Directive
Read the entries below and pull out each line with the string "chart".

Data
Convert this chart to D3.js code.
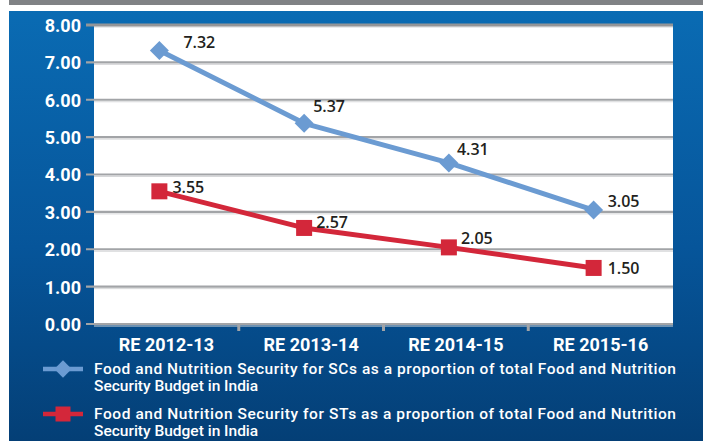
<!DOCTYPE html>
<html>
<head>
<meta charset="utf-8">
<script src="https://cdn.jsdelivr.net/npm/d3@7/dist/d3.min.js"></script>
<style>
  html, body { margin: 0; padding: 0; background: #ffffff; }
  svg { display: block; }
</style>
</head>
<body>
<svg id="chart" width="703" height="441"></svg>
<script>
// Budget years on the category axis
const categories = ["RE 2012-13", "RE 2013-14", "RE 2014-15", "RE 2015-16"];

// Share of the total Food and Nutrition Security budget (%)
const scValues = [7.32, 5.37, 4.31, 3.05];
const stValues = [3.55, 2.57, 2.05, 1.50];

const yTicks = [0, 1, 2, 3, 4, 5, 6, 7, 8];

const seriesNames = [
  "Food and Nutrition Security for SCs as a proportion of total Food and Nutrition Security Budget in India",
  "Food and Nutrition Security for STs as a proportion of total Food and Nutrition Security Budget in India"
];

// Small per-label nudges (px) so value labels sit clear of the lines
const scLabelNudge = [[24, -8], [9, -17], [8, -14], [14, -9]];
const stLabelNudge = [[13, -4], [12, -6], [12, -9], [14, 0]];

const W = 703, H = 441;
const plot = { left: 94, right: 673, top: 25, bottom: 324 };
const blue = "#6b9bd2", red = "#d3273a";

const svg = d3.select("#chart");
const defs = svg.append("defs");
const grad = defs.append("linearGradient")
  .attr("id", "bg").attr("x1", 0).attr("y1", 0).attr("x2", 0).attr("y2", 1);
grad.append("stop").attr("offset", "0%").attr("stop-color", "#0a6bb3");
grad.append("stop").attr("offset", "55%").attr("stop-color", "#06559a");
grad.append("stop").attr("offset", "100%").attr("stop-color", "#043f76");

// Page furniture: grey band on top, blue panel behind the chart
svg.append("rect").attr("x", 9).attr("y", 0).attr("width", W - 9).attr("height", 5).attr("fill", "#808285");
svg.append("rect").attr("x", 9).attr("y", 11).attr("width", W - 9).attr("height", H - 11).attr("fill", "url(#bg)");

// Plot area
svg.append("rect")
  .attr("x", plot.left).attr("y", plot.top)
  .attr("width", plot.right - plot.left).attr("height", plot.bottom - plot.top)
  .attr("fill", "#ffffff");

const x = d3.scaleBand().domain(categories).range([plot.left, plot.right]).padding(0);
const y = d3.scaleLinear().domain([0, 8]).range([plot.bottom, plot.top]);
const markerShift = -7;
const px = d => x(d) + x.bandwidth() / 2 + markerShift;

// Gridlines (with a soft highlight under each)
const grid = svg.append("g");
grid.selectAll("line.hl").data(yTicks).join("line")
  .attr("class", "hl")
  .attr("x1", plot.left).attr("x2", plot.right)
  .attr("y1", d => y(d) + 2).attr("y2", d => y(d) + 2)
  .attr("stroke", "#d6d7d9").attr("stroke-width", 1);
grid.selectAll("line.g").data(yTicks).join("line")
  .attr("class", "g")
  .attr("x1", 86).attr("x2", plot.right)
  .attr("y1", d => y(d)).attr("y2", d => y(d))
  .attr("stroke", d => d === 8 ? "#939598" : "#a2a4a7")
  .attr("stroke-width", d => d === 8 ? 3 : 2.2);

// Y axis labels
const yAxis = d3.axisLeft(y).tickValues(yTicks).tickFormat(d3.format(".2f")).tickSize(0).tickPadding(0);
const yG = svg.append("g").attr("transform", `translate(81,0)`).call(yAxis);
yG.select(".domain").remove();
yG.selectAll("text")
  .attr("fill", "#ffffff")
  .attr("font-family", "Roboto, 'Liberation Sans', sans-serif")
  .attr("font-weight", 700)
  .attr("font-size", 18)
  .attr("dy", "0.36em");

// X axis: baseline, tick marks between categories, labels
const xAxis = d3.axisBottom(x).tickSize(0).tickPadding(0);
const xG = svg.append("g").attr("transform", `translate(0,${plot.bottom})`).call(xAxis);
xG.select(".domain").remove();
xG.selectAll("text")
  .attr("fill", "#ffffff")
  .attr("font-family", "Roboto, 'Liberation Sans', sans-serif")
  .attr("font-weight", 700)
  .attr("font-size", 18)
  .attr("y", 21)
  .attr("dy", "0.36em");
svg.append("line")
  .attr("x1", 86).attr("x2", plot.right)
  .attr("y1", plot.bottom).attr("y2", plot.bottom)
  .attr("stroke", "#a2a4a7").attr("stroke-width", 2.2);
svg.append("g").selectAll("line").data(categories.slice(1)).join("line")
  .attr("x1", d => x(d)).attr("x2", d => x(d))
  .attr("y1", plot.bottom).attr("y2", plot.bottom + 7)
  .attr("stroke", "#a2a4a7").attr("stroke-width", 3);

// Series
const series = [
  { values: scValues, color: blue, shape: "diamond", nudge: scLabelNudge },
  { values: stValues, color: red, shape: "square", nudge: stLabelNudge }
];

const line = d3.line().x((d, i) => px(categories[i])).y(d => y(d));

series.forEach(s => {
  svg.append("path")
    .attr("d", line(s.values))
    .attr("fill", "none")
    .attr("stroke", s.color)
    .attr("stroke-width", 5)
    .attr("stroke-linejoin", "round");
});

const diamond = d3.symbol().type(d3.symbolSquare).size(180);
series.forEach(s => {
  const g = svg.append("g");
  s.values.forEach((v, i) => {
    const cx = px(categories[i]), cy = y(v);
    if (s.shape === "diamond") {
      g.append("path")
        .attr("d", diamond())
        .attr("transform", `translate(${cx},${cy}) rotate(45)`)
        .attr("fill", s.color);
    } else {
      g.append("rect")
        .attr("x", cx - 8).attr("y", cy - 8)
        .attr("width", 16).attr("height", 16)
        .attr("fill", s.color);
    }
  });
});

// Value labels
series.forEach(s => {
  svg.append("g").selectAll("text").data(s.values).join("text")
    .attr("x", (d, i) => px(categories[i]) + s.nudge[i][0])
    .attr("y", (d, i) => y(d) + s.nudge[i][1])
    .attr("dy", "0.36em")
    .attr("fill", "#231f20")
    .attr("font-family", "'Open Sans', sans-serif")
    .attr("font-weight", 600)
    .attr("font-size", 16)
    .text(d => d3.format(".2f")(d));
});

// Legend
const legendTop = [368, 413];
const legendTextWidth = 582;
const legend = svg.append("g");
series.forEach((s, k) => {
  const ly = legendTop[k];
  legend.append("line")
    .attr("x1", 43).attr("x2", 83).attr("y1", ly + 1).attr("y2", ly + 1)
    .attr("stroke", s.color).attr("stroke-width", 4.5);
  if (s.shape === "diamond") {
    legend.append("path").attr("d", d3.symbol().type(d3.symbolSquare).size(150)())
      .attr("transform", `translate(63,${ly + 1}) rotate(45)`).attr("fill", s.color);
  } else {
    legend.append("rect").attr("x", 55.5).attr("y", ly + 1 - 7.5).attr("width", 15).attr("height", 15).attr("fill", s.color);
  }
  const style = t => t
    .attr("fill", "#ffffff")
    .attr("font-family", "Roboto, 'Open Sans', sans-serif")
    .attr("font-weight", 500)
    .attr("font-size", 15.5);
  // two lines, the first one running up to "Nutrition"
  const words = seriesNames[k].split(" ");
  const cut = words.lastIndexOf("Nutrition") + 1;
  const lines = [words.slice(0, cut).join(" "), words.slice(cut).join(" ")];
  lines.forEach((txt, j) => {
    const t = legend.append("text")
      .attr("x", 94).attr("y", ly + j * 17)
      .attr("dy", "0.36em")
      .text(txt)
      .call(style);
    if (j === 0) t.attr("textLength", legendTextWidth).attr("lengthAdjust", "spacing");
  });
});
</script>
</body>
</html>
--
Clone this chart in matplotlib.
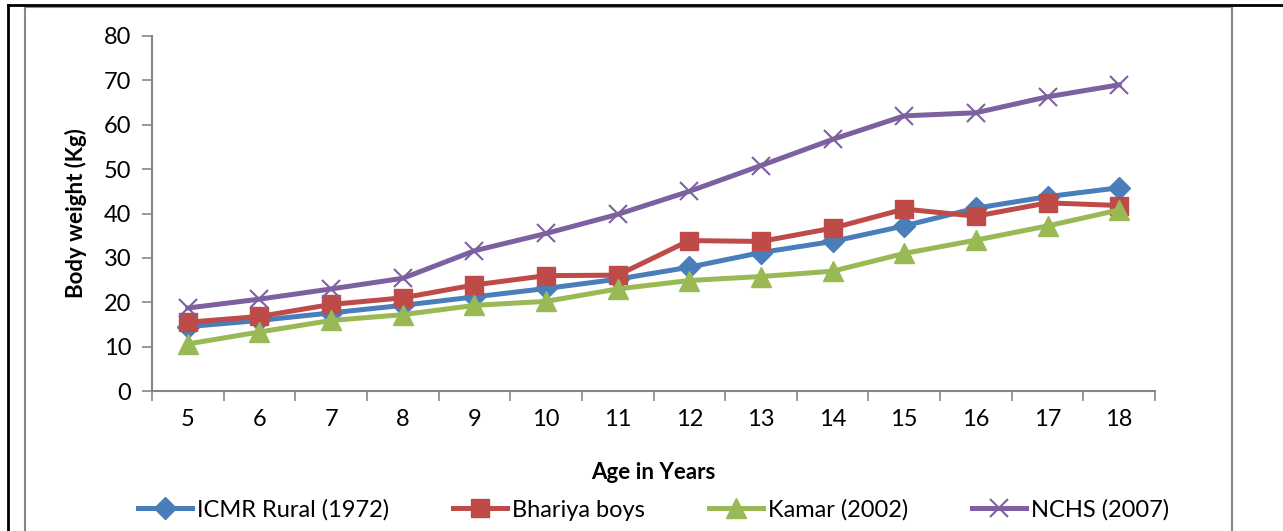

Complete output
Convert this chart to D3.js code.
<svg id="chart" width="703" height="441"></svg>
const svg = d3.select("#chart");
// Page furniture: grey band on top, blue panel behind the chart
Clone this chart in matplotlib.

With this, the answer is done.